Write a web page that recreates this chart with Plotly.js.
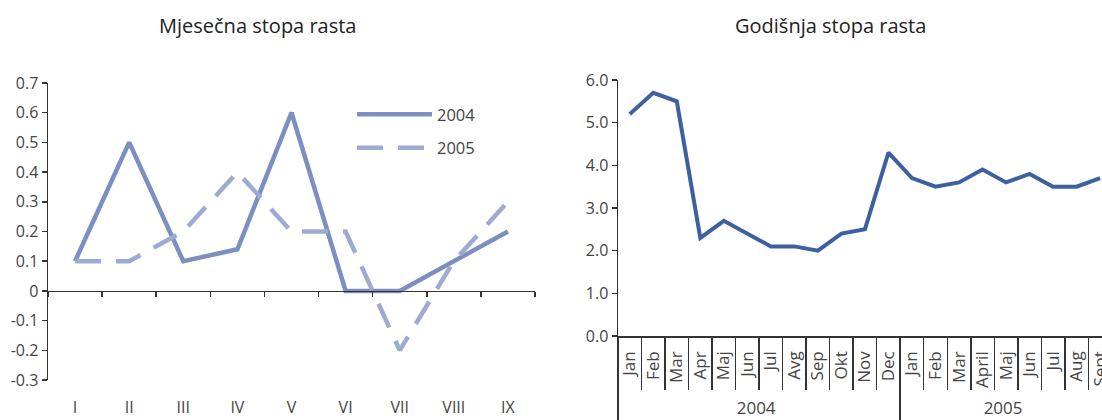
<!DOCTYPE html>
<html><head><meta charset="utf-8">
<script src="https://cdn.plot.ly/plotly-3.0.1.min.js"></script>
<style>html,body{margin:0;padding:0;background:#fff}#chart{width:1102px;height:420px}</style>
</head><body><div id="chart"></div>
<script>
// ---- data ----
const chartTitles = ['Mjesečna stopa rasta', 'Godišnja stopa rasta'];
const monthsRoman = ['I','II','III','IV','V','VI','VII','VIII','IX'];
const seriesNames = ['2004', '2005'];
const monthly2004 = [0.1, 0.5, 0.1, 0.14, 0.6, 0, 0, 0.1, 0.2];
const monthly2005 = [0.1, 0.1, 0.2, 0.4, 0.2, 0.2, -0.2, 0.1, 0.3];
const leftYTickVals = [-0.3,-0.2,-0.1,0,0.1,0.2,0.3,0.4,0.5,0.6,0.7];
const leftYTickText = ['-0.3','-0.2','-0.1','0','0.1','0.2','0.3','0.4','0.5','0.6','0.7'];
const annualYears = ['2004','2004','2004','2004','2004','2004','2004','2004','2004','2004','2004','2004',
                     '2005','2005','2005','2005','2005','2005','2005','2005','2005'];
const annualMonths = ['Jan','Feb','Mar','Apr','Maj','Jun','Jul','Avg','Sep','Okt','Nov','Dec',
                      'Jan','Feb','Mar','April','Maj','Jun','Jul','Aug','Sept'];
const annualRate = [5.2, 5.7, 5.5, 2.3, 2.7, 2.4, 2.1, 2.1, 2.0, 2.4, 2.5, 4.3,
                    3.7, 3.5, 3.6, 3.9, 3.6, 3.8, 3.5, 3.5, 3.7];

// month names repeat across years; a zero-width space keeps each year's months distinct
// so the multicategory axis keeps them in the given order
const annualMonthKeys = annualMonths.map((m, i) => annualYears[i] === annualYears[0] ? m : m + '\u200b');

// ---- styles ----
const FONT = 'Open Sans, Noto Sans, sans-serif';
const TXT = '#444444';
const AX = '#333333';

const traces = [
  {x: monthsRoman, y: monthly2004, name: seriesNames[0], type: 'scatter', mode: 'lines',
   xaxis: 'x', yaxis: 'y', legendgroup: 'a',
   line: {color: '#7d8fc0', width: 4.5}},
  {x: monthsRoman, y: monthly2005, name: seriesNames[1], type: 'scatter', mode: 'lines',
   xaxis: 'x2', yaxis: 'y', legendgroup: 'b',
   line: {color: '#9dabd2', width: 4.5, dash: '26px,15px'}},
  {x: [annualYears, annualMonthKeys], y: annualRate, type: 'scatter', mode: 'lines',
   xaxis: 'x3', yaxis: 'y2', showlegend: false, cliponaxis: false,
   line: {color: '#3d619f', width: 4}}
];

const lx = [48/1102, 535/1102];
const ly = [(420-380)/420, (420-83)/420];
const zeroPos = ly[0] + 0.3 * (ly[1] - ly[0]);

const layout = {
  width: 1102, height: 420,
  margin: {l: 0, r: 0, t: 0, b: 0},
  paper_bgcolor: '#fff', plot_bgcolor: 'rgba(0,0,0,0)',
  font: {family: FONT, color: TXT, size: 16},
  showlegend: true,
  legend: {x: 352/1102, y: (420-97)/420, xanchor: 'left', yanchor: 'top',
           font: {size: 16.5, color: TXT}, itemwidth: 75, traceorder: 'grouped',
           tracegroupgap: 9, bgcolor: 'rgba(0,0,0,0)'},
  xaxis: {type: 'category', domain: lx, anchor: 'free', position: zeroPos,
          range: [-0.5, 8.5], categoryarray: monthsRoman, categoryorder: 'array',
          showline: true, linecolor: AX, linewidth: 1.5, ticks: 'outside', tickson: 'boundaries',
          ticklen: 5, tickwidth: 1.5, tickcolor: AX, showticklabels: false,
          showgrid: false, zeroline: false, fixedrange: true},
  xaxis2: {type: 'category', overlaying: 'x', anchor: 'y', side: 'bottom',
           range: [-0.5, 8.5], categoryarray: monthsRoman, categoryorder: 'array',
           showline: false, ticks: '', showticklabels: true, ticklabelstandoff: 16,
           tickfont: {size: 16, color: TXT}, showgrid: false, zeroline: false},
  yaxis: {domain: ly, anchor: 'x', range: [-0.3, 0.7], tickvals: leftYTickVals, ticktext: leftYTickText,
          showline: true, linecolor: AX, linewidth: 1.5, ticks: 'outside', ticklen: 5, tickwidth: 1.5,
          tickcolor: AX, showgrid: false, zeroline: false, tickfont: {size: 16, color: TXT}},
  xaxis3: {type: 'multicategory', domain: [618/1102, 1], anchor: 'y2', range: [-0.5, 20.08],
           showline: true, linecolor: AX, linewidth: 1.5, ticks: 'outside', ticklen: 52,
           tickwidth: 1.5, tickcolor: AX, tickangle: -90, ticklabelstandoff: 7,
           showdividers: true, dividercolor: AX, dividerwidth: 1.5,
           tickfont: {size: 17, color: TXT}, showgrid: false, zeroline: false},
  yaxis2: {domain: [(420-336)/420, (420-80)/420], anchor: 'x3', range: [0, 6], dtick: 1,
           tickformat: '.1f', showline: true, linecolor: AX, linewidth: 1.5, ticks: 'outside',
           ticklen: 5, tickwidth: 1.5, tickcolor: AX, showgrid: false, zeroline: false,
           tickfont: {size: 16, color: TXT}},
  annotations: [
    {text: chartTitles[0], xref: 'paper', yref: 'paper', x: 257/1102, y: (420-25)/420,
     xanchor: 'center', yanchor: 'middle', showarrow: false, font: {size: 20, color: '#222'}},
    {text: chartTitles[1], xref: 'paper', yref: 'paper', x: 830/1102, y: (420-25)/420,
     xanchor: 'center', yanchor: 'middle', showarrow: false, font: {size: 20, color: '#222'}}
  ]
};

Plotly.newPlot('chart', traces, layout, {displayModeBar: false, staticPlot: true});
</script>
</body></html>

• _Direction_
Return each line exactly as written. Any picture gets left out.

• _Expected answer_
Write a web page that recreates this chart with Plotly.js.
<!DOCTYPE html>
<html><head><meta charset="utf-8">
<script src="https://cdn.plot.ly/plotly-3.0.1.min.js"></script>
<style>html,body{margin:0;padding:0;background:#fff}#chart{width:1102px;height:420px}</style>
</head><body><div id="chart"></div>
<script>
// ---- data ----
const chartTitles = ['Mjesečna stopa rasta', 'Godišnja stopa rasta'];
const monthsRoman = ['I','II','III','IV','V','VI','VII','VIII','IX'];
const seriesNames = ['2004', '2005'];
const monthly2004 = [0.1, 0.5, 0.1, 0.14, 0.6, 0, 0, 0.1, 0.2];
const monthly2005 = [0.1, 0.1, 0.2, 0.4, 0.2, 0.2, -0.2, 0.1, 0.3];
const leftYTickVals = [-0.3,-0.2,-0.1,0,0.1,0.2,0.3,0.4,0.5,0.6,0.7];
const leftYTickText = ['-0.3','-0.2','-0.1','0','0.1','0.2','0.3','0.4','0.5','0.6','0.7'];
const annualYears = ['2004','2004','2004','2004','2004','2004','2004','2004','2004','2004','2004','2004',
                     '2005','2005','2005','2005','2005','2005','2005','2005','2005'];
const annualMonths = ['Jan','Feb','Mar','Apr','Maj','Jun','Jul','Avg','Sep','Okt','Nov','Dec',
                      'Jan','Feb','Mar','April','Maj','Jun','Jul','Aug','Sept'];
const annualRate = [5.2, 5.7, 5.5, 2.3, 2.7, 2.4, 2.1, 2.1, 2.0, 2.4, 2.5, 4.3,
                    3.7, 3.5, 3.6, 3.9, 3.6, 3.8, 3.5, 3.5, 3.7];

// month names repeat across years; a zero-width space keeps each year's months distinct
// so the multicategory axis keeps them in the given order
const annualMonthKeys = annualMonths.map((m, i) => annualYears[i] === annualYears[0] ? m : m + '\u200b');

// ---- styles ----
const FONT = 'Open Sans, Noto Sans, sans-serif';
const TXT = '#444444';
const AX = '#333333';

const traces = [
  {x: monthsRoman, y: monthly2004, name: seriesNames[0], type: 'scatter', mode: 'lines',
   xaxis: 'x', yaxis: 'y', legendgroup: 'a',
   line: {color: '#7d8fc0', width: 4.5}},
  {x: monthsRoman, y: monthly2005, name: seriesNames[1], type: 'scatter', mode: 'lines',
   xaxis: 'x2', yaxis: 'y', legendgroup: 'b',
   line: {color: '#9dabd2', width: 4.5, dash: '26px,15px'}},
  {x: [annualYears, annualMonthKeys], y: annualRate, type: 'scatter', mode: 'lines',
   xaxis: 'x3', yaxis: 'y2', showlegend: false, cliponaxis: false,
   line: {color: '#3d619f', width: 4}}
];

const lx = [48/1102, 535/1102];
const ly = [(420-380)/420, (420-83)/420];
const zeroPos = ly[0] + 0.3 * (ly[1] - ly[0]);

const layout = {
  width: 1102, height: 420,
  margin: {l: 0, r: 0, t: 0, b: 0},
  paper_bgcolor: '#fff', plot_bgcolor: 'rgba(0,0,0,0)',
  font: {family: FONT, color: TXT, size: 16},
  showlegend: true,
  legend: {x: 352/1102, y: (420-97)/420, xanchor: 'left', yanchor: 'top',
           font: {size: 16.5, color: TXT}, itemwidth: 75, traceorder: 'grouped',
           tracegroupgap: 9, bgcolor: 'rgba(0,0,0,0)'},
  xaxis: {type: 'category', domain: lx, anchor: 'free', position: zeroPos,
          range: [-0.5, 8.5], categoryarray: monthsRoman, categoryorder: 'array',
          showline: true, linecolor: AX, linewidth: 1.5, ticks: 'outside', tickson: 'boundaries',
          ticklen: 5, tickwidth: 1.5, tickcolor: AX, showticklabels: false,
          showgrid: false, zeroline: false, fixedrange: true},
  xaxis2: {type: 'category', overlaying: 'x', anchor: 'y', side: 'bottom',
           range: [-0.5, 8.5], categoryarray: monthsRoman, categoryorder: 'array',
           showline: false, ticks: '', showticklabels: true, ticklabelstandoff: 16,
           tickfont: {size: 16, color: TXT}, showgrid: false, zeroline: false},
  yaxis: {domain: ly, anchor: 'x', range: [-0.3, 0.7], tickvals: leftYTickVals, ticktext: leftYTickText,
          showline: true, linecolor: AX, linewidth: 1.5, ticks: 'outside', ticklen: 5, tickwidth: 1.5,
          tickcolor: AX, showgrid: false, zeroline: false, tickfont: {size: 16, color: TXT}},
  xaxis3: {type: 'multicategory', domain: [618/1102, 1], anchor: 'y2', range: [-0.5, 20.08],
           showline: true, linecolor: AX, linewidth: 1.5, ticks: 'outside', ticklen: 52,
           tickwidth: 1.5, tickcolor: AX, tickangle: -90, ticklabelstandoff: 7,
           showdividers: true, dividercolor: AX, dividerwidth: 1.5,
           tickfont: {size: 17, color: TXT}, showgrid: false, zeroline: false},
  yaxis2: {domain: [(420-336)/420, (420-80)/420], anchor: 'x3', range: [0, 6], dtick: 1,
           tickformat: '.1f', showline: true, linecolor: AX, linewidth: 1.5, ticks: 'outside',
           ticklen: 5, tickwidth: 1.5, tickcolor: AX, showgrid: false, zeroline: false,
           tickfont: {size: 16, color: TXT}},
  annotations: [
    {text: chartTitles[0], xref: 'paper', yref: 'paper', x: 257/1102, y: (420-25)/420,
     xanchor: 'center', yanchor: 'middle', showarrow: false, font: {size: 20, color: '#222'}},
    {text: chartTitles[1], xref: 'paper', yref: 'paper', x: 830/1102, y: (420-25)/420,
     xanchor: 'center', yanchor: 'middle', showarrow: false, font: {size: 20, color: '#222'}}
  ]
};

Plotly.newPlot('chart', traces, layout, {displayModeBar: false, staticPlot: true});
</script>
</body></html>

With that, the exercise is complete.